The fight as a whole would win The Ring magazine’s Fight of the Year honor for 1990 and would later be dubbed Fight of the Decade for the whole of the 1990s. But that fight, in memory as well as in fact, is all about one round — the 12th.

In the final three minutes of this epic fight, the living legend, Chavez, was clearly on the losing end of the scorecards, even though Taylor’s face and bloody shorts showed quite intensely who’d received the most punishment that night. When the brawler and body-punching machine was on the verge of defeat, did he walk quietly into the night, comforted by his huge payday? Or did he push recklessly forward, working for the concussive ending that could still bring him victory? Watch and see. The fight’s resolution is nothing less than dramatic, controversial and immortal.

https://www.youtube.com/watch?v=mKCusf9SUoE

Tomorrow, another hard-punching Latino, Marcos Maidana, will meet a slick Black American fighter, Floyd Mayweather. Their fight might come down to the final three minutes, as did this historic fight. Then we’ll see not just whether Maidana’s trainer Robert Garcia's proclamation about how to beat a slick fighter is true.

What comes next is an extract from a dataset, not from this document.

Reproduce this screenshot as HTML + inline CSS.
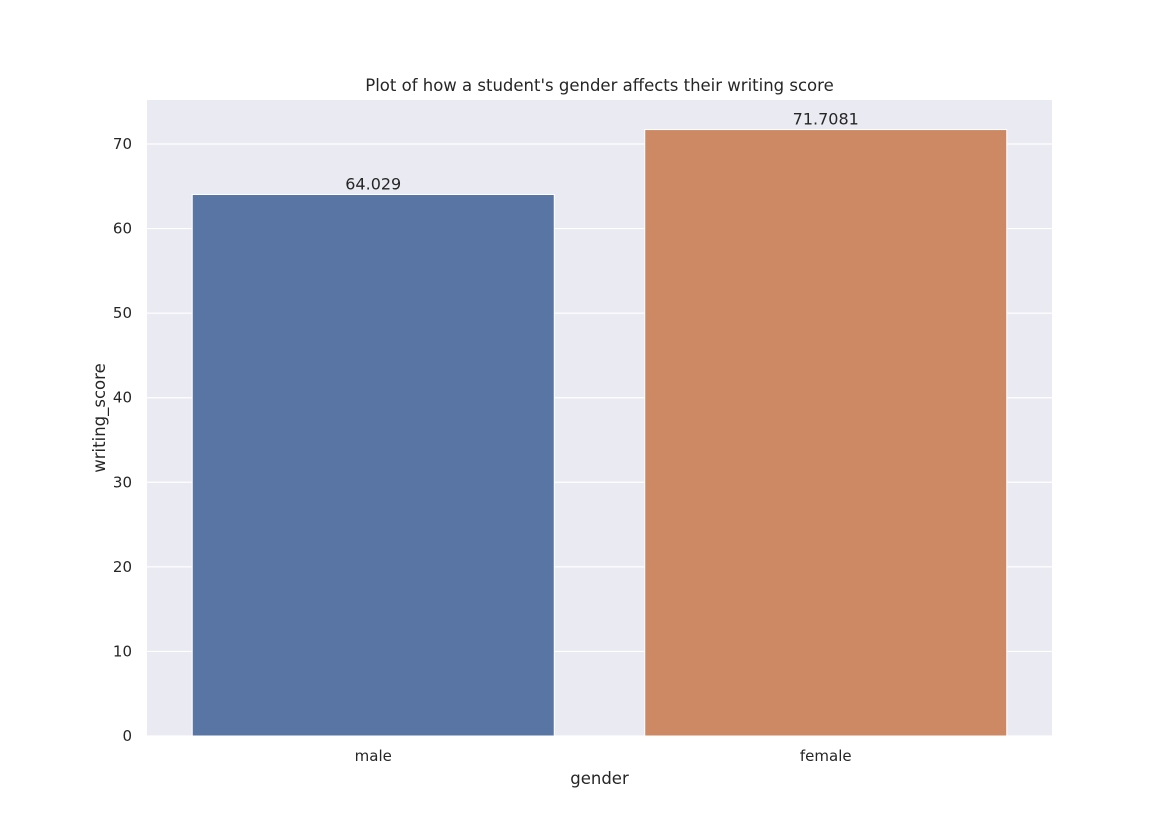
<!DOCTYPE html>
<html><head><meta charset="utf-8"><style>
html,body{margin:0;padding:0;background:#fff;}
svg{display:block;font-family:"DejaVu Sans","Liberation Sans",sans-serif;}
</style></head><body>
<svg id="chart" width="1170" height="827"></svg>
<script>
const categories = ["male", "female"];
const values = [64.029, 71.7081];
const valueLabels = ["64.029", "71.7081"];
const yTicks = [0, 10, 20, 30, 40, 50, 60, 70];
const colors = ["#5975a4", "#cc8963"];

const NS = "http://www.w3.org/2000/svg";
const svg = document.getElementById("chart");
const L = 147, R = 1052, T = 100, B = 736;
const yMax = (B - T) / (592 / 70);
function y(v){ return B - v / yMax * (B - T); }
const band = (R - L) / categories.length;
function xc(i){ return L + band * (i + 0.5); }
function mk(tag, attrs, text){
  const e = document.createElementNS(NS, tag);
  for (const k in attrs) e.setAttribute(k, attrs[k]);
  if (text !== undefined) e.textContent = text;
  svg.appendChild(e);
  return e;
}
let e = mk("rect", {x:L, y:T, width:R-L, height:B-T, fill:"#eaeaf2"});


yTicks.forEach(t => {
  const g = mk("line", {x1:L, x2:R, y1:y(t), y2:y(t), stroke:"#fff", "stroke-width":1.2});
  
  
  const lb = mk("text", {x:L-15, y:y(t)+5, "text-anchor":"end", "font-size":15, fill:"#262626"}, String(t));
  
  
});
categories.forEach((c, i) => {
  const w = band * 0.8;
  const b = mk("rect", {x:xc(i)-w/2, y:y(values[i]), width:w, height:B-y(values[i]), fill:colors[i], stroke:"#fff", "stroke-width":1});
  
  
  const v = mk("text", {x:xc(i), y:y(values[i])-5, "text-anchor":"middle", "font-size":16, fill:"#262626"}, valueLabels[i]);
  
  
  const xl = mk("text", {x:xc(i), y:B+25, "text-anchor":"middle", "font-size":15, fill:"#262626"}, c);
  
  
});
e = mk("text", {x:(L+R)/2, y:T-9, "text-anchor":"middle", "font-size":16.5, fill:"#262626"}, "Plot of how a student's gender affects their writing score");


e = mk("text", {x:(L+R)/2, y:784, "text-anchor":"middle", "font-size":16.5, fill:"#262626"}, "gender");


e = mk("text", {x:105, y:(T+B)/2, "text-anchor":"middle", "font-size":16.5, fill:"#262626", transform:"rotate(-90 105 " + (T+B)/2 + ")"}, "writing_score");


</script>
</body></html>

We already know it is.

Garcia has said that great technicians like Sugar Ray Robinson, Sugar Ray Leonard and Muhammad Ali are beaten by gusty, come-forward, pressure fighters. There’s little question that he’s at least partially right. Pressure fighters certainly can beat slick technicians, but when you talk about the Robinsons, Leonards and Alis, you’re talking about all-time great slickness. To beat men like that, all-time great pressure fighters — Jake LaMotta, Roberto Duran, Joe Frazier — are needed. We know Mayweather is all-time great. The question is whether Maidana, for at least one night, can muster up a performance that is even a shadow of the greatness that LaMotta, Duran and Frazier gave on the nights they felled legends.